The only thing scary about the Dow is that nothing seems to scare it

Another day, another Dow milestone. It took a little more than 2 months to go from Dow 22,000 to Dow 23,000, even if we closed a few points shy.

In the last 18 months, the Dow has gone from 18,000 to 23,000, which means the Dow has moved 1,000 points every 3.6 months on average. You’d think a lot of thoughtful people would say at some point it’s time for the markets to pause.

And many have bet that the markets would pause. They have bought puts and they have gone long volatility. And they have all lost money. A lot of money.

The S&P 500 has not had a drawdown greater than 3 percent this year. Why? Why doesn’t anything bother anyone anymore? It is a little strange, why nothing seems to move the needle:

1) not low volume/low volatility (historically a sign of complacency);

2) not geopolitical events (the North Koreans say nuclear war is moving closer, the British appear to have hit an impasse with their Brexit talks with the EU, fighting is expanding in the Middle East);

3) not an impasse in Washington that threatens tax reform;

4) not even markets moving in directions that are unexpected (the yield curve is flattening, not steepening).
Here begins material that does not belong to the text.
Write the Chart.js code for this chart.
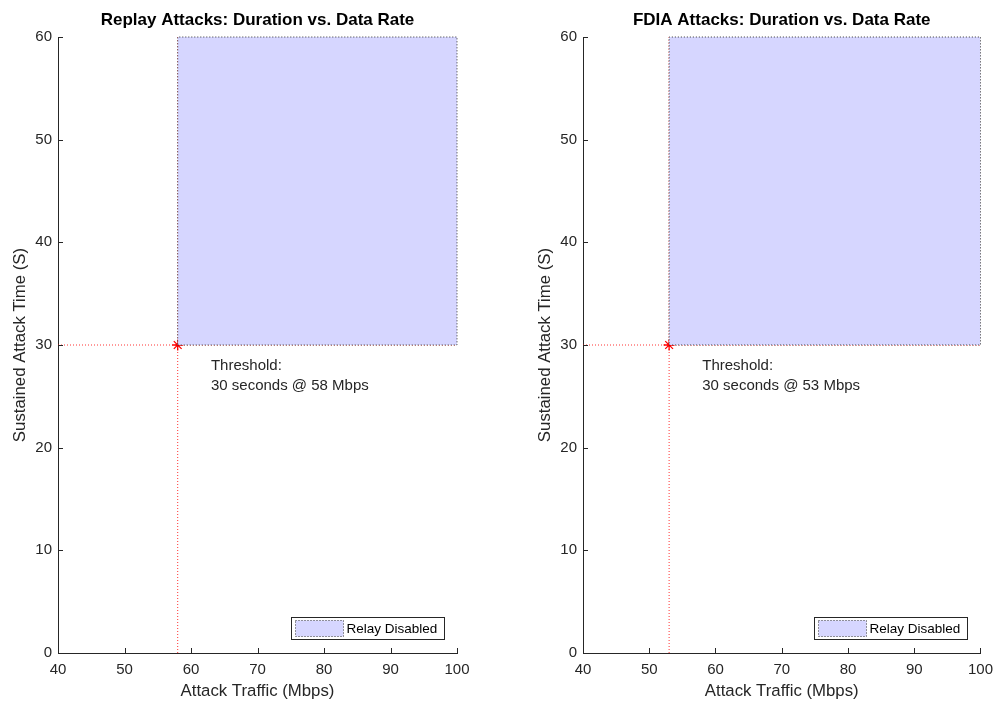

Let’s talk about the complacency/low volume/low volatility first.

1) The ETFs are to blame. I don’t think it’s a coincidence that the rise in passive investing has corresponded with the rise in low volume and low volatility. Passive investing, by definition, is a low volatility style of investment. Here’s the issue I have: I don’t think it’s a huge part of the equation. The rise from $1 trillion in assets under management (AUM) to today’s slightly more than $2 trillion AUM took seven years (from 2010 to 2017), and despite that rise, ETFs are still only a tiny part (about 3 percent) of the roughly $63 trillion total value of the U.S. stock and bond markets. Look elsewhere for the main causes.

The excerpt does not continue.